**TASK:**
Using the listing below, please print exactly the lines from the one with "Convert this chart to Chart.js code." through the one with "21, 22, 23];". Leave out every picture.

▬▬▬

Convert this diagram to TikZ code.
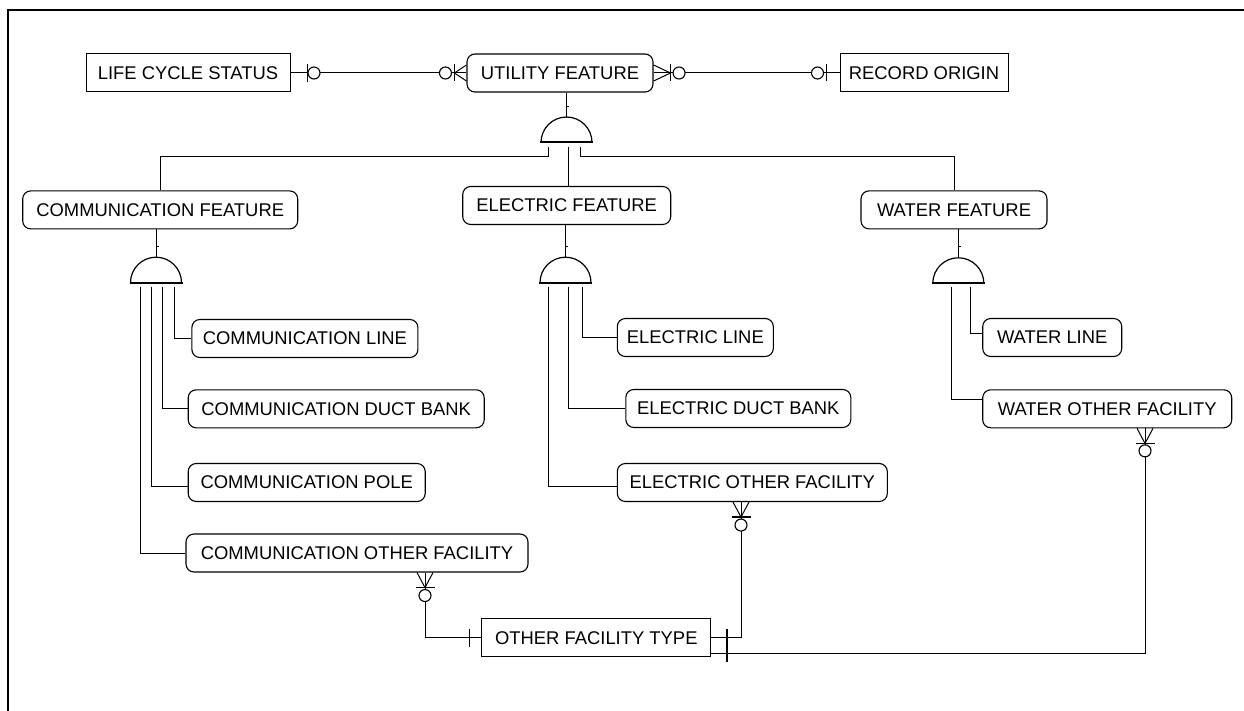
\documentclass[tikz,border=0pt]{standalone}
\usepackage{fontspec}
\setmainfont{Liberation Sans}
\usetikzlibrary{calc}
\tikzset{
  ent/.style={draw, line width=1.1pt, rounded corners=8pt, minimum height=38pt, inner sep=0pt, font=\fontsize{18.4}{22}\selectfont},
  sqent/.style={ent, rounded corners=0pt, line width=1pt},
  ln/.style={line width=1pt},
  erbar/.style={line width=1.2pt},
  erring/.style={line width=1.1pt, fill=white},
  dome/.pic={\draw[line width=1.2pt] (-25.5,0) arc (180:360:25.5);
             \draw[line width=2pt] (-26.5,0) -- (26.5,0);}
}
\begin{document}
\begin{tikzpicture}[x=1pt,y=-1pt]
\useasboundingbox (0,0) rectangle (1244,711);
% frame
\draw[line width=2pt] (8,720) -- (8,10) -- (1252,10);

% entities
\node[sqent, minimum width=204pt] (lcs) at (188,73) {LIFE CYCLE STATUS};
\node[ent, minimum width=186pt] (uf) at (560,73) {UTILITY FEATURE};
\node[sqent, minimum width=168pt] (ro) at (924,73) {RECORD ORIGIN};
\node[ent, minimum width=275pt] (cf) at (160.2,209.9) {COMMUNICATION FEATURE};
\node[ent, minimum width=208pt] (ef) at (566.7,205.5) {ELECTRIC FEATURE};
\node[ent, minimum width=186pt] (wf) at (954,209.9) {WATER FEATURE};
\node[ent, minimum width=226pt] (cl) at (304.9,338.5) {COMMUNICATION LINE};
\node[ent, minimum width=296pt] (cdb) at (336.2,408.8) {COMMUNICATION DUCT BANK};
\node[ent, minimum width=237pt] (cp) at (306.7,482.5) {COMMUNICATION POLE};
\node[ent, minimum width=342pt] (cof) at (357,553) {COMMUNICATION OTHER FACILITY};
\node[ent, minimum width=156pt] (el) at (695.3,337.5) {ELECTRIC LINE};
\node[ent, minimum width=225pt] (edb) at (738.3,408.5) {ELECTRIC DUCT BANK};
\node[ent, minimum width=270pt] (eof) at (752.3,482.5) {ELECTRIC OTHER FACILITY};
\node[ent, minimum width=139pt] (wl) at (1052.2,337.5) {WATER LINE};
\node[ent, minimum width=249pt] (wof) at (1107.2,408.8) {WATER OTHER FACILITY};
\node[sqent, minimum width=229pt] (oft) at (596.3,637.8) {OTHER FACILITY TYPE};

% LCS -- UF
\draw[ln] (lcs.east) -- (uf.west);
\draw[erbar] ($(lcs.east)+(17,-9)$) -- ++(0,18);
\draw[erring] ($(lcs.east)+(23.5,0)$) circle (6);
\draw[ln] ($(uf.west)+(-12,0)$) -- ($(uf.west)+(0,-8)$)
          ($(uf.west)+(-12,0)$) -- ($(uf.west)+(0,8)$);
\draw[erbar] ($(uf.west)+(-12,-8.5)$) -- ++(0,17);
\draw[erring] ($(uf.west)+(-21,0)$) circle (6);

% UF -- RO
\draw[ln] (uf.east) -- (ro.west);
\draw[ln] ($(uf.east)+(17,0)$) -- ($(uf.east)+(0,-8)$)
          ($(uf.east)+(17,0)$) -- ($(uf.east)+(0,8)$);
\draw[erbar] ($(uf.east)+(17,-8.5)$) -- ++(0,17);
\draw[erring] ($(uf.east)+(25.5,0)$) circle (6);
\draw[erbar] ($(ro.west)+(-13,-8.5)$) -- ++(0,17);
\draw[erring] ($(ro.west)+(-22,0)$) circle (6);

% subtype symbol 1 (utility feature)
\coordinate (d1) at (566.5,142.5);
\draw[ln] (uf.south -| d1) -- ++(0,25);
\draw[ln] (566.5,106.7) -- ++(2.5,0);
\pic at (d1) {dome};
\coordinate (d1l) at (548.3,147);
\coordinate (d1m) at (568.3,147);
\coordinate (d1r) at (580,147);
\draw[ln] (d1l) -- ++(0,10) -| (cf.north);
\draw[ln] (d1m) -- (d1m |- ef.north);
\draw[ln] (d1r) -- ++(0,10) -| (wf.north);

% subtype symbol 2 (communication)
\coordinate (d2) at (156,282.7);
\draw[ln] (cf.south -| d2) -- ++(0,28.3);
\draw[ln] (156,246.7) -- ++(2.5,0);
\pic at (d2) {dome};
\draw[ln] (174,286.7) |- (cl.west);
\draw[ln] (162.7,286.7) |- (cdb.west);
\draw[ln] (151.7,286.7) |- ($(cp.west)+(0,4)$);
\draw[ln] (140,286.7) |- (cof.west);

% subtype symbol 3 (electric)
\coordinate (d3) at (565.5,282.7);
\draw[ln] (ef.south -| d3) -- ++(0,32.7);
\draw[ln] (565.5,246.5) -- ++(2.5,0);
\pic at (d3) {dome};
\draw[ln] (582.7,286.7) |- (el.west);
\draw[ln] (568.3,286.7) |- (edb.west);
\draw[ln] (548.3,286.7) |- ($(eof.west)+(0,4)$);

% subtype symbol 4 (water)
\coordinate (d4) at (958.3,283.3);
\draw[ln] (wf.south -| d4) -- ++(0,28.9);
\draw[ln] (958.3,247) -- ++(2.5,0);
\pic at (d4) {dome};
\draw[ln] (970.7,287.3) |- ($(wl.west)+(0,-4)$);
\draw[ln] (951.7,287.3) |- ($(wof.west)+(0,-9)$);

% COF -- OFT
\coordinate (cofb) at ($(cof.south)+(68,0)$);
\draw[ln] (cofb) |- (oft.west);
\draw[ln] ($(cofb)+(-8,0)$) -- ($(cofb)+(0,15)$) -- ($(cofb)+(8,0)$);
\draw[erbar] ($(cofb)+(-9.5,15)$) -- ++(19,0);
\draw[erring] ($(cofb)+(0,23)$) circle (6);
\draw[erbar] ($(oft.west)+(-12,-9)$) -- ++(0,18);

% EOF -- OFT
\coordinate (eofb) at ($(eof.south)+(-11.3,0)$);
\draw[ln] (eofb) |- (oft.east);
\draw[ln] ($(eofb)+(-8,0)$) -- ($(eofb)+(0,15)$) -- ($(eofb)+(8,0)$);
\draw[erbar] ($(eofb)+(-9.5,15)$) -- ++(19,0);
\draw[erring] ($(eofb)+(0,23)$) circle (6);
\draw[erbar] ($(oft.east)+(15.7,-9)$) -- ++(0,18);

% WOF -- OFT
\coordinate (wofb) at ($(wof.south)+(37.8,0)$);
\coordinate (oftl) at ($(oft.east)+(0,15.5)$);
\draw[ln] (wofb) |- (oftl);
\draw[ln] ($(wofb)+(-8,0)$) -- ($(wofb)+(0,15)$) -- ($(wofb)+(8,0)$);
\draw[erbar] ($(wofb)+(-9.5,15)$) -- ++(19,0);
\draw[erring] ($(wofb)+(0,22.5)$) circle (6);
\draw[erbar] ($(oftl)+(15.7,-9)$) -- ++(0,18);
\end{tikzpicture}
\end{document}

▬▬▬

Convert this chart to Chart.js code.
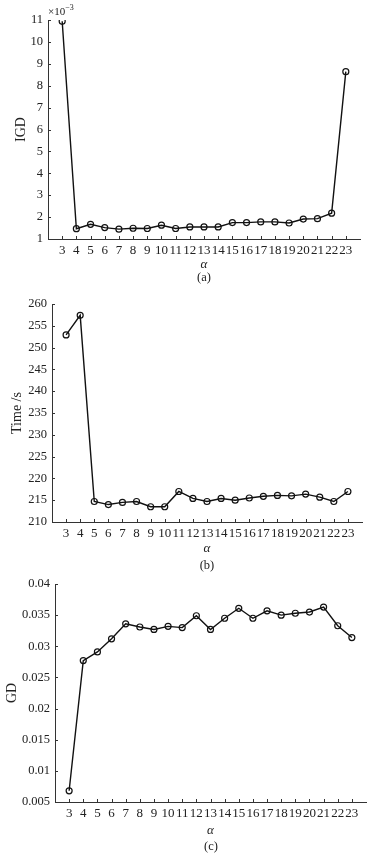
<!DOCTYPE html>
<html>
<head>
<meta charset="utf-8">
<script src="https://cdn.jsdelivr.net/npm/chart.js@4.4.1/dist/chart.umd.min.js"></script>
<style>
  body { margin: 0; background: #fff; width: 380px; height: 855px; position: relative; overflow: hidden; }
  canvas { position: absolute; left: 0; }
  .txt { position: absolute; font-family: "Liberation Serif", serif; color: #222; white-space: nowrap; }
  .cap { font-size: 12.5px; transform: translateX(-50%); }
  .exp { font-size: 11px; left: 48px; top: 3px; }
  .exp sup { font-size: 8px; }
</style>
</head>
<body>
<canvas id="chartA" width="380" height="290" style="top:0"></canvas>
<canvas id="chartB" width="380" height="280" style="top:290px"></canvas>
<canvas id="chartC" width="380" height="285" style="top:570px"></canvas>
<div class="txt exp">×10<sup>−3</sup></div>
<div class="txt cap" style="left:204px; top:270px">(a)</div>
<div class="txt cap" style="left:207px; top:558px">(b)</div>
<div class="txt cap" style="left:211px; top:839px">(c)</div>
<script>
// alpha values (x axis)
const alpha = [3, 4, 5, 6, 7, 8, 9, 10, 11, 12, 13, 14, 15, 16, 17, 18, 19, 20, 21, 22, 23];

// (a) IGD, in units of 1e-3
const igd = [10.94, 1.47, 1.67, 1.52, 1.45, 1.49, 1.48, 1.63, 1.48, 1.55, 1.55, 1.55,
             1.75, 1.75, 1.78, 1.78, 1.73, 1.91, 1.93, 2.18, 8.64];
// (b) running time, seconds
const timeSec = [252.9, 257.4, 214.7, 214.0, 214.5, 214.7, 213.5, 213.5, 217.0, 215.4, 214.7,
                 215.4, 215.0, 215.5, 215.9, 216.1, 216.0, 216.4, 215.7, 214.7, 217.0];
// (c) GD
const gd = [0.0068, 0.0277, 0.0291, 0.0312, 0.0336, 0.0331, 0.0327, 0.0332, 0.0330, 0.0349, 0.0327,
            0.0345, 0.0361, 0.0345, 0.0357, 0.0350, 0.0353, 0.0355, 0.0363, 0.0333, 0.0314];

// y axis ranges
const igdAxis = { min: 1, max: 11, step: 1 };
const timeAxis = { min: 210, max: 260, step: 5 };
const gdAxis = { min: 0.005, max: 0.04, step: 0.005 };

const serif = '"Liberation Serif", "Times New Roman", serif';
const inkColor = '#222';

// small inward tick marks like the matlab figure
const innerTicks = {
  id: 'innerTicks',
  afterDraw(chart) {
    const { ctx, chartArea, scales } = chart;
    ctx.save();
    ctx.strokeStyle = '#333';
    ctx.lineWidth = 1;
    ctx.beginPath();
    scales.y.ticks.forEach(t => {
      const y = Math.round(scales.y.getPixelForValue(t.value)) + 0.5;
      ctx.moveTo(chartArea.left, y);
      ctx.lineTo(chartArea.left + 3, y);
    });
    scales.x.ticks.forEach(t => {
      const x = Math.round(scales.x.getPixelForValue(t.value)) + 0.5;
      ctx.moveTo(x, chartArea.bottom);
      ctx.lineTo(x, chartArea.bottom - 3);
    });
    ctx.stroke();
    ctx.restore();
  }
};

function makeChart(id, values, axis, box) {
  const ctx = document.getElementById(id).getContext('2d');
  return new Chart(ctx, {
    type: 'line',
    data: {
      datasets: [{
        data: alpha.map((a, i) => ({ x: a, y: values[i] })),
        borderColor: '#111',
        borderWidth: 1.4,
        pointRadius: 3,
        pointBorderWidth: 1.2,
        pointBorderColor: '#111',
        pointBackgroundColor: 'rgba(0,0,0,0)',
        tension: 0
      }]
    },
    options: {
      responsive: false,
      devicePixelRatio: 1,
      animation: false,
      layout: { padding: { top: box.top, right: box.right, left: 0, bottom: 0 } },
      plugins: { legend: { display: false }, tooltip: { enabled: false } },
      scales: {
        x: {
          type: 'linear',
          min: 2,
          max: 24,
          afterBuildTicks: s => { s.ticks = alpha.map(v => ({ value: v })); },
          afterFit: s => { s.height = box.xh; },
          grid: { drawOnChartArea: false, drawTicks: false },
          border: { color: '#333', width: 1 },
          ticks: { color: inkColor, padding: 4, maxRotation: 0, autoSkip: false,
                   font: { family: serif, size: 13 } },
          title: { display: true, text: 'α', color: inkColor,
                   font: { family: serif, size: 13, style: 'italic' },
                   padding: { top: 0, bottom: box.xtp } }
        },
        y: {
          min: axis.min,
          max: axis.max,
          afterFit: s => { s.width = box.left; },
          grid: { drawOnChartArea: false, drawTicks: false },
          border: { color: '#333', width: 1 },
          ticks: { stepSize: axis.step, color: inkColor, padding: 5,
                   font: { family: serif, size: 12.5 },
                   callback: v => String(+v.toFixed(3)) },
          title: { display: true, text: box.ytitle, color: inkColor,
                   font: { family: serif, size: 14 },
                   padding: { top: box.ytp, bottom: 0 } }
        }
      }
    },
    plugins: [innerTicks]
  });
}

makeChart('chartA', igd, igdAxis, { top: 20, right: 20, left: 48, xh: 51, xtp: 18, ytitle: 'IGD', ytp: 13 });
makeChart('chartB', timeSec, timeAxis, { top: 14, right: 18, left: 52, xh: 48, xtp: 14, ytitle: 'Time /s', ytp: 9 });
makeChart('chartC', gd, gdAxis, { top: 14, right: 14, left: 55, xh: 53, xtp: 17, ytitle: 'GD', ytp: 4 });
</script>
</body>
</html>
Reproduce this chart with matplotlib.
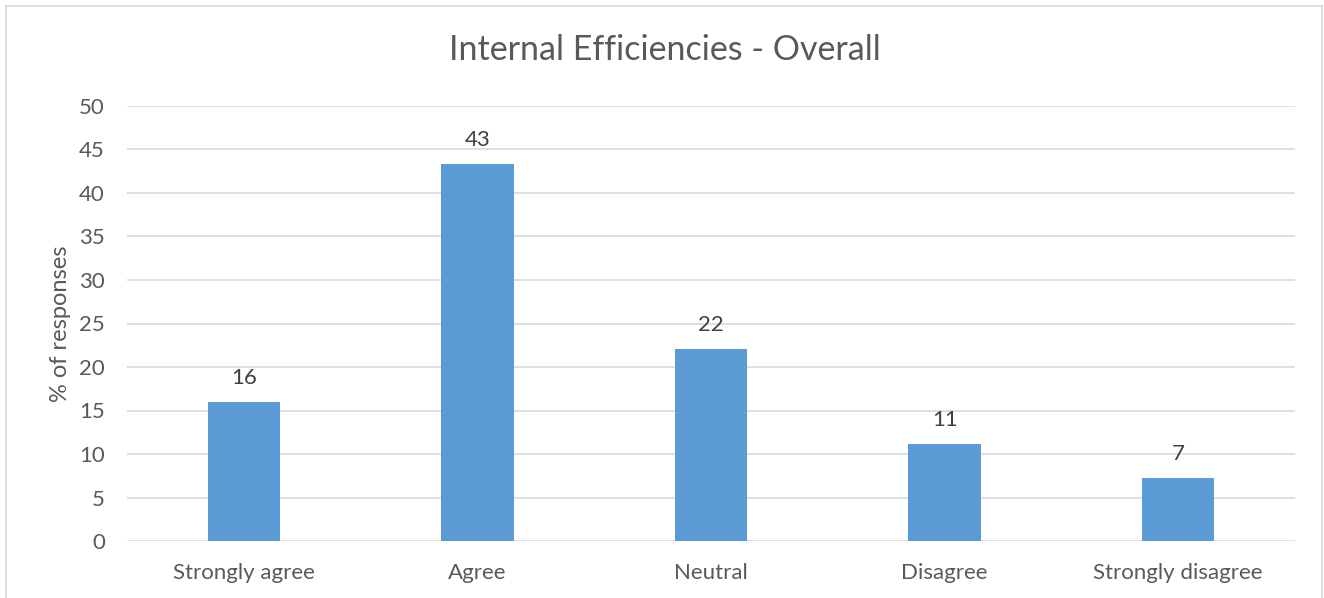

▬▬▬

**WRITTEN RESPONSE:**
Convert this chart to Chart.js code.
<!DOCTYPE html>
<html>
<head>
<meta charset="utf-8">
<script src="https://cdn.jsdelivr.net/npm/chart.js@4.4.1/dist/chart.umd.min.js"></script>
<style>
  body { margin: 0; background: #fff; width: 380px; height: 855px; position: relative; overflow: hidden; }
  canvas { position: absolute; left: 0; }
  .txt { position: absolute; font-family: "Liberation Serif", serif; color: #222; white-space: nowrap; }
  .cap { font-size: 12.5px; transform: translateX(-50%); }
  .exp { font-size: 11px; left: 48px; top: 3px; }
  .exp sup { font-size: 8px; }
</style>
</head>
<body>
<canvas id="chartA" width="380" height="290" style="top:0"></canvas>
<canvas id="chartB" width="380" height="280" style="top:290px"></canvas>
<canvas id="chartC" width="380" height="285" style="top:570px"></canvas>
<div class="txt exp">×10<sup>−3</sup></div>
<div class="txt cap" style="left:204px; top:270px">(a)</div>
<div class="txt cap" style="left:207px; top:558px">(b)</div>
<div class="txt cap" style="left:211px; top:839px">(c)</div>
<script>
// alpha values (x axis)
const alpha = [3, 4, 5, 6, 7, 8, 9, 10, 11, 12, 13, 14, 15, 16, 17, 18, 19, 20, 21, 22, 23];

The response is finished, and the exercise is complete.